September 4th, 2007 · By GAVIN HUANG

Over the summer, I spent each day doing nothing. More precisely, I was one of those people who spent their vacation doing the somewhat pointless work others refuse to do: fetching coffee, punching in data, making phone calls, leading third graders to the bathroom.

The jobs were tedious, the commute was long and unpredictable, and the lunches in Queens were surprisingly expensive. I found myself doing countless menial office tasks like mindlessly inputting complaints in a computer or handing out flyers in the sweltering heat.

There are so many other ways to spend a summer vacation, but with Stuyvesant students, summer never starts. Most don’t spend their precious two months away from school relaxing or having fun. Instead, they find ways to impress colleges with more hard work.

In our Stuy careers, every single thing we participate in is done for one purpose and one purpose only: to look good on a college application.

Everyone wants to get into a pre-college program at a prestigious institution, but why doesn’t working in a library look good?

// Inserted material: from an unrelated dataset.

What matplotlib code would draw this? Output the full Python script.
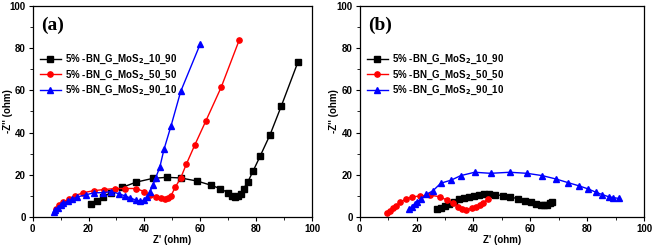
import matplotlib.pyplot as plt
from matplotlib.ticker import MultipleLocator

plt.rcParams['font.family'] = 'Liberation Sans'
plt.rcParams['font.weight'] = 'bold'
plt.rcParams['mathtext.default'] = 'bf'

labels = ["5% -BN_G_MoS$_2$_10_90", "5% -BN_G_MoS$_2$_50_50", "5% -BN_G_MoS$_2$_90_10"]
colors = ["black", "red", "blue"]
markers = ["s", "o", "^"]

# panel (a)
a_x_1090 = [21, 23, 25, 28, 32, 37, 43, 48, 53, 59, 64, 67, 70, 71.5, 72.5, 73.5, 74.5, 75.5, 77, 79, 81.5, 85, 89, 95]
a_y_1090 = [6, 7.5, 9.5, 11.5, 14, 16.5, 18.3, 18.8, 18.5, 17, 15, 13.5, 11.5, 10, 9.5, 10, 11, 13.5, 16.5, 22, 29, 39, 52.5, 73.5]
a_x_5050 = [8.5, 9.5, 11, 13, 15, 18, 22, 25.5, 29.5, 33, 37, 40, 42, 44, 46, 47.5, 48.5, 49.5, 51, 53, 55, 58, 62, 67.5, 74]
a_y_5050 = [4, 5.5, 7, 8.5, 10, 11.5, 12.5, 13, 13.5, 13.5, 13.5, 12, 10.5, 9.5, 9, 8.5, 9, 10, 14, 18.5, 25, 34, 45.5, 61.5, 84]
a_x_9010 = [7.5, 8, 9, 10, 11, 12.5, 14, 16, 19, 22, 25, 28, 31, 33, 35, 37, 38.5, 40, 41, 42, 43, 44, 45.5, 47, 49.5, 53, 60]
a_y_9010 = [2.5, 3.5, 4.5, 5.5, 6.5, 7.5, 8.5, 9.5, 10.5, 11.5, 11.5, 12, 11, 10, 9, 8, 7.5, 8, 9.5, 12, 15, 18.5, 23.5, 32, 43, 59.5, 82]

# panel (b)
b_x_1090 = [27, 28.5, 29.9, 31.4, 33, 34.9, 36.6, 38.5, 40.2, 41.9, 43.7, 45.5, 47.7, 50.3, 52.8, 55.5, 58, 60.3, 62.1, 63.7, 64.8, 65.9, 66.8, 67.6]
b_y_1090 = [3.6, 4.3, 5.2, 6.2, 7.3, 8.4, 8.8, 9.6, 10.1, 10.6, 10.7, 10.7, 10.6, 10.1, 9.5, 8.7, 7.7, 7, 6.2, 5.7, 5.5, 5.8, 6.5, 7.1]
b_x_5050 = [9.6, 10.6, 11.7, 12.9, 14.3, 16.2, 18.5, 21.1, 24.6, 28.1, 30.7, 32.8, 34.6, 36.1, 37.5, 39.3, 41, 42.4, 43.4, 45]
b_y_5050 = [1.7, 2.8, 4.1, 5.4, 7, 8.5, 9.6, 9.9, 10.4, 9.6, 8, 6.5, 4.9, 3.9, 3.4, 4.1, 4.9, 5.7, 6.8, 8.4]
b_x_9010 = [17.2, 18.3, 19.3, 20.3, 21.7, 23.4, 25.8, 28.5, 32.2, 35.5, 40.4, 46, 52.8, 58.8, 64.2, 69, 73.2, 77, 80.3, 83.1, 85.3, 87.5, 89.2, 91]
b_y_9010 = [3.6, 4.9, 6.2, 7.3, 8.5, 10.7, 12.5, 16, 17.5, 19.6, 21.2, 20.7, 21.2, 20.7, 19.6, 18, 16.3, 14.8, 13.3, 11.7, 10.6, 9.6, 9.2, 8.8]

panels = [
    ("(a)", [(a_x_1090, a_y_1090), (a_x_5050, a_y_5050), (a_x_9010, a_y_9010)]),
    ("(b)", [(b_x_1090, b_y_1090), (b_x_5050, b_y_5050), (b_x_9010, b_y_9010)]),
]

fig = plt.figure(figsize=(6.54, 2.48), dpi=100)
ax_a = fig.add_axes([0.050, 0.125, 0.427, 0.851])
ax_b = fig.add_axes([0.550, 0.125, 0.435, 0.851])

for ax, (tag, series) in zip([ax_a, ax_b], panels):
    for (x, y), lab, c, m in zip(series, labels, colors, markers):
        ax.plot(x, y, color=c, marker=m, markersize=3.8, linewidth=1.0, label=lab)
    ax.set_xlim(0, 100)
    ax.set_ylim(0, 100)
    ax.xaxis.set_major_locator(MultipleLocator(20))
    ax.xaxis.set_minor_locator(MultipleLocator(10))
    ax.yaxis.set_major_locator(MultipleLocator(20))
    ax.yaxis.set_minor_locator(MultipleLocator(10))
    ax.tick_params(which='major', length=3, width=0.8, labelsize=7, pad=2)
    ax.tick_params(which='minor', length=2, width=0.6)
    for s in ax.spines.values():
        s.set_linewidth(0.9)
    ax.set_xlabel("Z' (ohm)", fontsize=7, fontweight='bold', labelpad=1)
    ax.set_ylabel("-Z'' (ohm)", fontsize=7, fontweight='bold')
    ax.yaxis.set_label_coords(-0.072, 0.5)
    ax.text(0.03, 0.95, tag, transform=ax.transAxes, fontsize=14, fontweight='bold',
            family='Liberation Serif', va='top')
    ax.legend(loc='upper left', bbox_to_anchor=(0.0, 0.81), frameon=False,
              fontsize=7, handlelength=2.2, handletextpad=0.4,
              labelspacing=0.25, borderaxespad=0.3)

fig.savefig("out.png", dpi=100)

Why isn’t working in an office, tutoring program, or a library just as good as studying at Harvard? In fact, neither is explicitly better than the other. A college program educates a student academically, while a job—yes, even a miserable job like mine—gives a person practical skills and the ability to tolerate adverse working conditions.

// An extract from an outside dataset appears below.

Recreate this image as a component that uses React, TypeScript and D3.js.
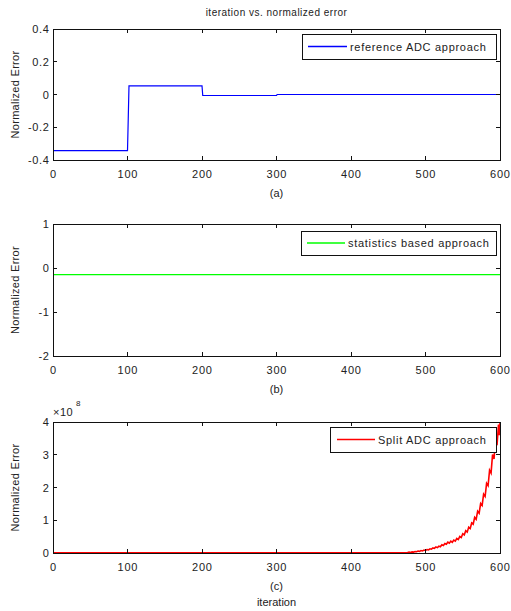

I won’t deny that I hated my unpaid internship a lot, but I learned things that cannot be learned in a college-level class. There are those who spend their summer sitting in a classroom every day and learn nothing, and there are those who spend their summer throwing themselves out there and learning about life. My job may have been physically unrewarding, and at times, I wanted to shoot myself, but it was ultimately fulfilling.

I learned how an office environment worked. I made some friends. I met some politicians. I did my share of community service and volunteer work, and for once, I felt proud of myself. A summer class could never do that. Besides, an internship is relatively easy on the wallet.